Il 4 giugno 1994, a soli 41 anni, nella casa di sua sorella Annamaria, a Ostia, il giorno dopo aver finito le riprese de “Il Postino”, si spegneva Massimo Trosi, uno dei volti più noti della comicità partenopea e non solo. Attore, autore e regista: con il suo stile inconfondibile ha portato alla ribalta nazionale un modo diverso di essere napoletano. Lontano dal cliché e dai luoghi comuni e proprio per questo autentico. Un umorismo che traeva la sua forza dirompente dalla perfetta gestione dei tempi comici. Un marchio inconfondibile sulla comicità italiana, lasciando in eredità gag fulminanti, ma anche personaggi dalla grande profondità.

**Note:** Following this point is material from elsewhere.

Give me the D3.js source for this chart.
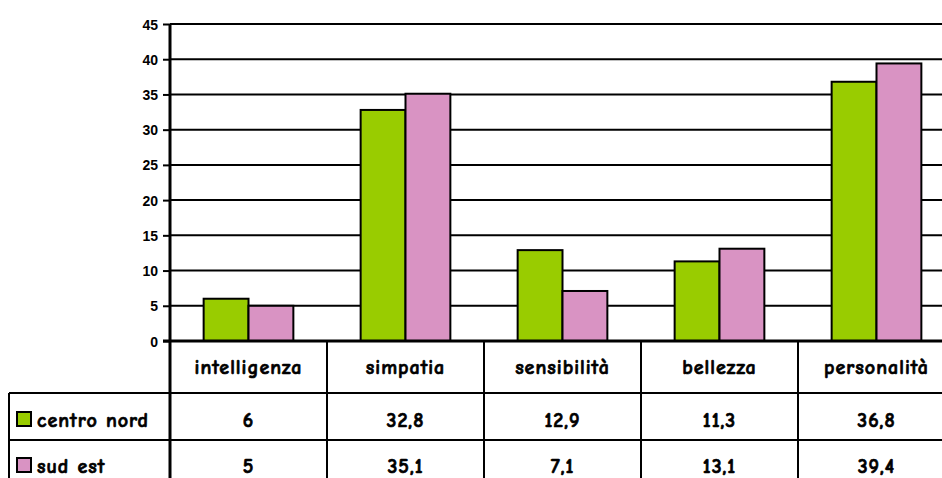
<!DOCTYPE html>
<html>
<head>
<meta charset="utf-8">
<script src="https://cdn.jsdelivr.net/npm/d3@7"></script>
<style>
  body { margin: 0; background: #fff; }
  svg { display: block; }
  .tbl text { font-family: "Comic Sans MS", "Comic Neue", "DejaVu Sans", sans-serif; font-weight: bold; font-size: 20px; letter-spacing: 1px; fill: #000; stroke: #000; stroke-width: 0.7px; }
  .yaxis text { font-family: "Liberation Sans", Arial, sans-serif; font-weight: bold; font-size: 14px; fill: #000; }
</style>
</head>
<body>
<script>
const categories = ["intelligenza", "simpatia", "sensibilità", "bellezza", "personalità"];
const seriesNames = ["centro nord", "sud est"];
const centroNord = [6, 32.8, 12.9, 11.3, 36.8];
const sudEst = [5, 35.1, 7.1, 13.1, 39.4];
const valueLabels = [
    ["6", "32,8", "12,9", "11,3", "36,8"],
    ["5", "35,1", "7,1", "13,1", "39,4"]
];
const yTicks = [0, 5, 10, 15, 20, 25, 30, 35, 40, 45];
const colors = ["#99cc00", "#d993c3"];

const width = 942;
const height = 478;
const plotLeft = 170, plotTop = 24, plotBottom = 341, catWidth = 157;
const rowLines = [341, 393, 440, 500];
const legendLeft = 9;

const series = [centroNord, sudEst];

const svg = d3.select("body").append("svg")
    .attr("width", width)
    .attr("height", height);

const x = d3.scaleBand()
    .domain(categories)
    .range([plotLeft, plotLeft + catWidth * categories.length]);

const xs = d3.scaleBand()
    .domain(seriesNames)
    .range([0, x.bandwidth()])
    .paddingInner(0)
    .paddingOuter(0.75);

const y = d3.scaleLinear()
    .domain([0, 45])
    .range([plotBottom, plotTop]);

// gridlines
svg.append("g")
    .selectAll("line")
    .data(yTicks.filter(d => d > 0))
    .enter()
    .append("line")
    .attr("x1", plotLeft)
    .attr("x2", x.range()[1])
    .attr("y1", d => y(d))
    .attr("y2", d => y(d))
    .attr("stroke", "#000")
    .attr("stroke-width", 2);

// bars
series.forEach((vals, i) => {
    svg.append("g")
        .selectAll("rect")
        .data(vals)
        .enter()
        .append("rect")
        .attr("x", (d, j) => x(categories[j]) + xs(seriesNames[i]))
        .attr("y", d => y(d))
        .attr("width", xs.bandwidth())
        .attr("height", d => y(0) - y(d))
        .attr("fill", colors[i])
        .attr("stroke", "#000")
        .attr("stroke-width", 2);
});

// y axis
const yAxis = svg.append("g")
    .attr("class", "yaxis")
    .attr("transform", `translate(${plotLeft},0)`)
    .call(d3.axisLeft(y).tickValues(yTicks).tickSize(7).tickPadding(5).tickFormat(d3.format("d")));
yAxis.select(".domain").remove();
yAxis.selectAll(".tick line").attr("stroke", "#000").attr("stroke-width", 2);
yAxis.selectAll(".tick text").attr("dy", "0.36em");

// data table
const tbl = svg.append("g").attr("class", "tbl");
const xEnd = x.range()[1];

// horizontal lines
tbl.append("line")
    .attr("x1", plotLeft - 7).attr("x2", xEnd)
    .attr("y1", rowLines[0]).attr("y2", rowLines[0])
    .attr("stroke", "#000").attr("stroke-width", 3);
tbl.selectAll("line.h")
    .data(rowLines.slice(1, 3))
    .enter()
    .append("line")
    .attr("class", "h")
    .attr("x1", legendLeft).attr("x2", xEnd)
    .attr("y1", d => d).attr("y2", d => d)
    .attr("stroke", "#000").attr("stroke-width", 2);

// vertical lines between columns
tbl.selectAll("line.v")
    .data(categories.slice(1))
    .enter()
    .append("line")
    .attr("class", "v")
    .attr("x1", d => x(d)).attr("x2", d => x(d))
    .attr("y1", rowLines[0]).attr("y2", height)
    .attr("stroke", "#000").attr("stroke-width", 2);

// legend column border
tbl.append("line")
    .attr("x1", legendLeft).attr("x2", legendLeft)
    .attr("y1", rowLines[1]).attr("y2", height)
    .attr("stroke", "#000").attr("stroke-width", 2);

// y axis line (continues through table)
svg.append("line")
    .attr("x1", plotLeft).attr("x2", plotLeft)
    .attr("y1", plotTop).attr("y2", height)
    .attr("stroke", "#000").attr("stroke-width", 3);

// header text
tbl.selectAll("text.cat")
    .data(categories)
    .enter()
    .append("text")
    .attr("class", "cat")
    .attr("x", d => x(d) + x.bandwidth() / 2)
    .attr("y", 374)
    .attr("text-anchor", "middle")
    .text(d => d);

// values rows
const rowBase = [427, 473];
valueLabels.forEach((labels, i) => {
    tbl.selectAll("text.v" + i)
        .data(labels)
        .enter()
        .append("text")
        .attr("class", "v" + i)
        .attr("x", (d, j) => x(categories[j]) + x.bandwidth() / 2)
        .attr("y", rowBase[i])
        .attr("text-anchor", "middle")
        .text(d => d);

    tbl.append("rect")
        .attr("x", 17).attr("y", rowBase[i] - 15)
        .attr("width", 14).attr("height", 14)
        .attr("fill", colors[i])
        .attr("stroke", "#000").attr("stroke-width", 2);

    tbl.append("text")
        .attr("x", 37)
        .attr("y", rowBase[i])
        .text(seriesNames[i]);
});
</script>
</body>
</html>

A lanciare l’attore di San Giorgio a Cremano, alle porte di Napoli, cinque fratelli, due genitori, due nonni e cinque nipoti in una casa di pochi metri quadrati, nato il 19 febbraio del 1953 da un macchinista ferroviere e da una casalinga, è il trio “La Smorfia” composto negli anni 70 con Lello Arena ed Enzo Decaro. Dopo buone affermazioni teatrali, il trio conobbe il suo massimo periodo di notorietà quando fu protagonista della trasmissione televisiva Non stop e della successiva La sberla. È il 1981 e Troisi è già un volto noto della televisione. Scrive, dirige e interpreta “Ricomincio da tre”, storia di un giovane napoletano alla scoperta del suo posto del mondo. Il film è un successo clamoroso. Incassa oltre 14 miliardi al botteghino e vale a Troisi diversi premi, tra cui due David di Donatello, tre Nastri d’Argento e due Globi d’oro.

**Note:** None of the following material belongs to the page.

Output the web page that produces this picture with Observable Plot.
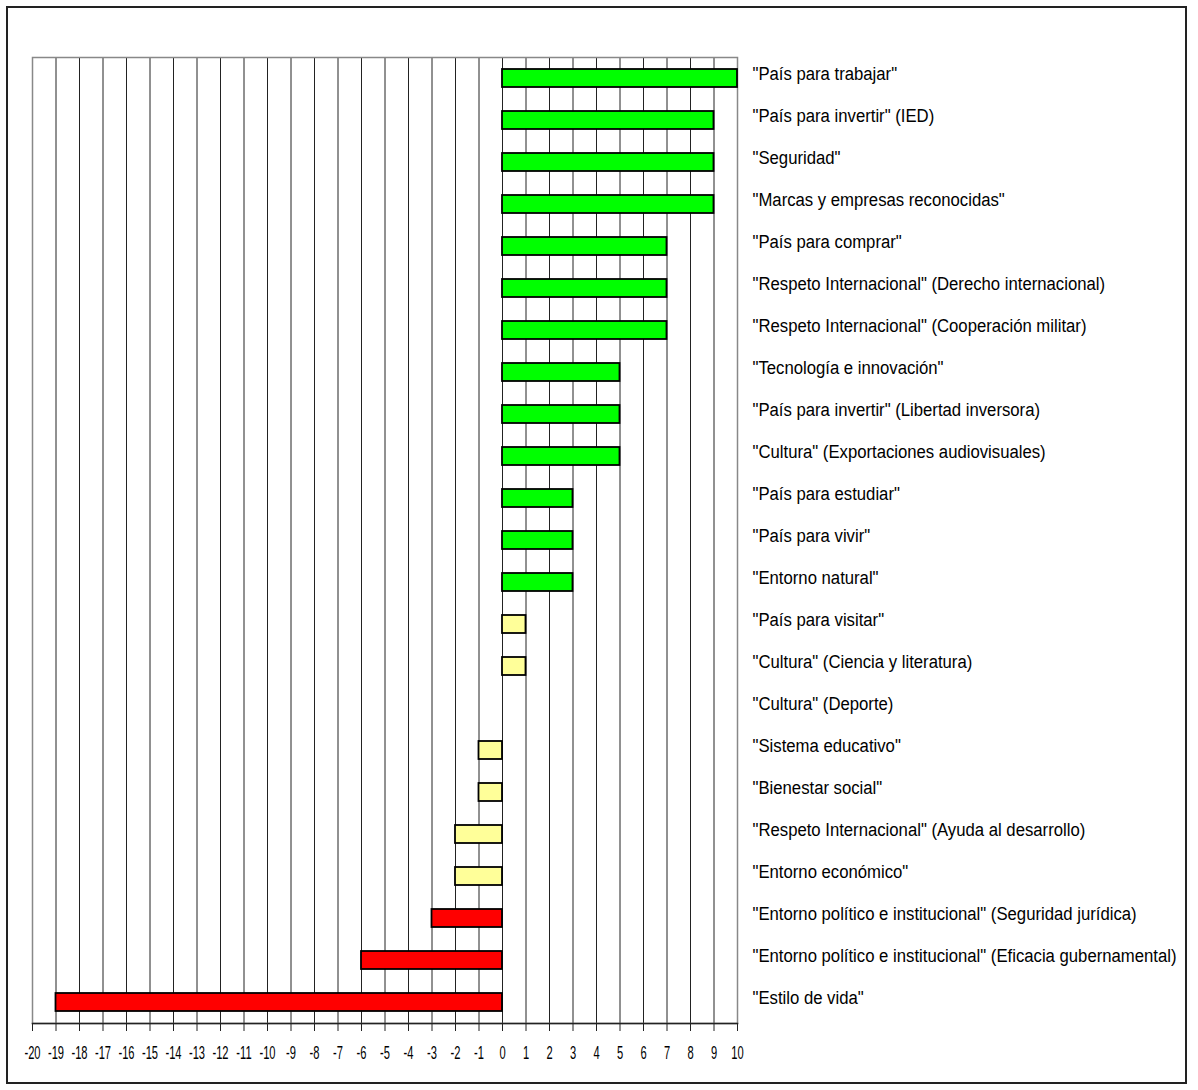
<!DOCTYPE html>
<html>
<head>
<meta charset="utf-8">
<script src="https://cdn.jsdelivr.net/npm/d3@7"></script>
<script src="https://cdn.jsdelivr.net/npm/@observablehq/plot@0.6"></script>
<style>
  html, body { margin: 0; padding: 0; background: #fff; }
  #wrap { position: relative; width: 1198px; height: 1090px; }
  #border { position: absolute; left: 6px; top: 6px; width: 1177px; height: 1074px; border: 2px solid #222; pointer-events: none; }
</style>
</head>
<body>
<div id="wrap"><div id="chart"></div><div id="border"></div></div>
<script>
const categories = [
  "\"País para trabajar\"",
  "\"País para invertir\" (IED)",
  "\"Seguridad\"",
  "\"Marcas y empresas reconocidas\"",
  "\"País para comprar\"",
  "\"Respeto Internacional\" (Derecho internacional)",
  "\"Respeto Internacional\" (Cooperación militar)",
  "\"Tecnología e innovación\"",
  "\"País para invertir\" (Libertad inversora)",
  "\"Cultura\" (Exportaciones audiovisuales)",
  "\"País para estudiar\"",
  "\"País para vivir\"",
  "\"Entorno natural\"",
  "\"País para visitar\"",
  "\"Cultura\" (Ciencia y literatura)",
  "\"Cultura\" (Deporte)",
  "\"Sistema educativo\"",
  "\"Bienestar social\"",
  "\"Respeto Internacional\" (Ayuda al desarrollo)",
  "\"Entorno económico\"",
  "\"Entorno político e institucional\" (Seguridad jurídica)",
  "\"Entorno político e institucional\" (Eficacia gubernamental)",
  "\"Estilo de vida\""
];
const values = [10, 9, 9, 9, 7, 7, 7, 5, 5, 5, 3, 3, 3, 1, 1, 0, -1, -1, -2, -2, -3, -6, -19];
const groups = ["alto","alto","alto","alto","alto","alto","alto","alto","alto","alto","alto","alto","alto",
  "medio","medio","medio","medio","medio","medio","medio","bajo","bajo","bajo"];
const groupNames = ["alto", "medio", "bajo"];
const groupColors = ["#00ff00", "#ffff99", "#ff0000"];
const ticks = [-20,-19,-18,-17,-16,-15,-14,-13,-12,-11,-10,-9,-8,-7,-6,-5,-4,-3,-2,-1,0,1,2,3,4,5,6,7,8,9,10];

const data = categories.map((c, i) => ({category: c, value: values[i], group: groups[i]}));

const chart = Plot.plot({
  width: 1198,
  height: 1090,
  marginLeft: 32,
  marginRight: 461,
  marginTop: 57,
  marginBottom: 67,
  style: {fontFamily: "'Liberation Sans', Arial, sans-serif", background: "transparent"},
  x: {domain: [-20, 10]},
  y: {domain: categories, padding: 0},
  color: {domain: groupNames, range: groupColors},
  marks: [
    Plot.ruleX(ticks.slice(1, -1), {stroke: "#222", strokeWidth: 1}),
    Plot.frame({stroke: "#888", strokeWidth: 1.5}),
    Plot.frame({anchor: "bottom", stroke: "#222", strokeWidth: 1.5}),
    Plot.barX(data, {y: "category", x: "value", fill: "group", stroke: "#000", strokeWidth: 1.8, insetTop: 12, insetBottom: 12}),
    Plot.axisX({ticks: ticks, tickSize: 8, tickPadding: 15, tickFormat: d => String(d), fontSize: 18, stroke: "#222", label: null, fill: "#000"}),
    Plot.axisY({anchor: "right", tickSize: 0, tickPadding: 15, dy: -5, fontSize: 19, label: null, fill: "#000"})
  ]
});
document.getElementById("chart").appendChild(chart);

// condense the label text horizontally around each label's own anchor point
function squeeze(selector, s) {
  chart.querySelectorAll(selector).forEach(el => {
    const t = el.getAttribute("transform") || "";
    el.setAttribute("transform", `${t} scale(${s},1)`);
  });
}
squeeze('g[aria-label="y-axis tick label"] text', 0.88);
squeeze('g[aria-label="x-axis tick label"] text', 0.62);
</script>
</body>
</html>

Dopo due anni arriva “Scusate il ritardo” a testimonianza di come la fama che lo aveva paragonato a leggende della comicità napoletana come Totò ed Eduardo, attendesse con ansia la sua seconda opera. Film girato con Giuliana De Sio e Lello Arena. Dall’incontro con Roberto Benigni nasce il film culto “Non ci resta che piangere”. La pellicola racconta la storia di Mario e Saverio, due amici che, per uno strano scherzo del destino, si trovano catapultati indietro nel tempo nell’anno 1492. Dopo un piccolo ruolo nel film Hotel Colonial, girato in Colombia, Troisi torna al cinema nel 1987 con “Le vie del Signore sono finite”, da lui scritto, diretto e interpretato. A cavallo tra gli anni Ottanta e Novanta, collabora come attore a tre film diretti da Ettore Scola: “Splendor”, “Che ora è?” con Marcello Mastroianni e “Il viaggio di Capitan Fracassa”. Nel 1991 realizza quello che passerà alla storia come il suo ultimo film da regista. Si intitola “Pensavo fosse amore… invece era un calesse” con Francesca Neri. La colonna sonora del film venne scritta da Pino Daniele, che aveva già firmato le musiche di “Ricomincio da tre” e “Le vie del Signore sono finite”. Per l’occasione, il cantante compose il brano “Quando”, presto diventato un grande classico della musica napoletana.
L’ultima interpretazione è quella de “Il Postino” con Maria Grazia Cucinotta e Philippe Noiret nel ruolo del poeta Neruda, diretto dal britannico Michael Radford, cui affidò la regia che sapeva gli sarebbe costato troppo in termini fisici, tra le isole di Pantelleria, Salina e Procida. Probabilmente il film più intimo e meno comico della sua carriera. Una sorta di testamento artistico. Troisi si spense poche ore dopo l’ultimo ciak, ma già durante le riprese le sue condizioni erano critiche e lo costrinsero a farsi sostituire da una controfigura in alcune scene. Il film ha ottenuto 5 candidature agli Oscar del 1996, tra cui quella come Miglior attore protagonista, ma si è aggiudicato solo la statuetta per la Miglior colonna sonora drammatica. La scomparsa a soli 41 anni a causa di quel malore che si portava dietro fin dalla giovinezza con dolorose febbre reumatiche che produssero lo scompenso cardiaco alla valvola mitralica che gli sarebbe stato fatale.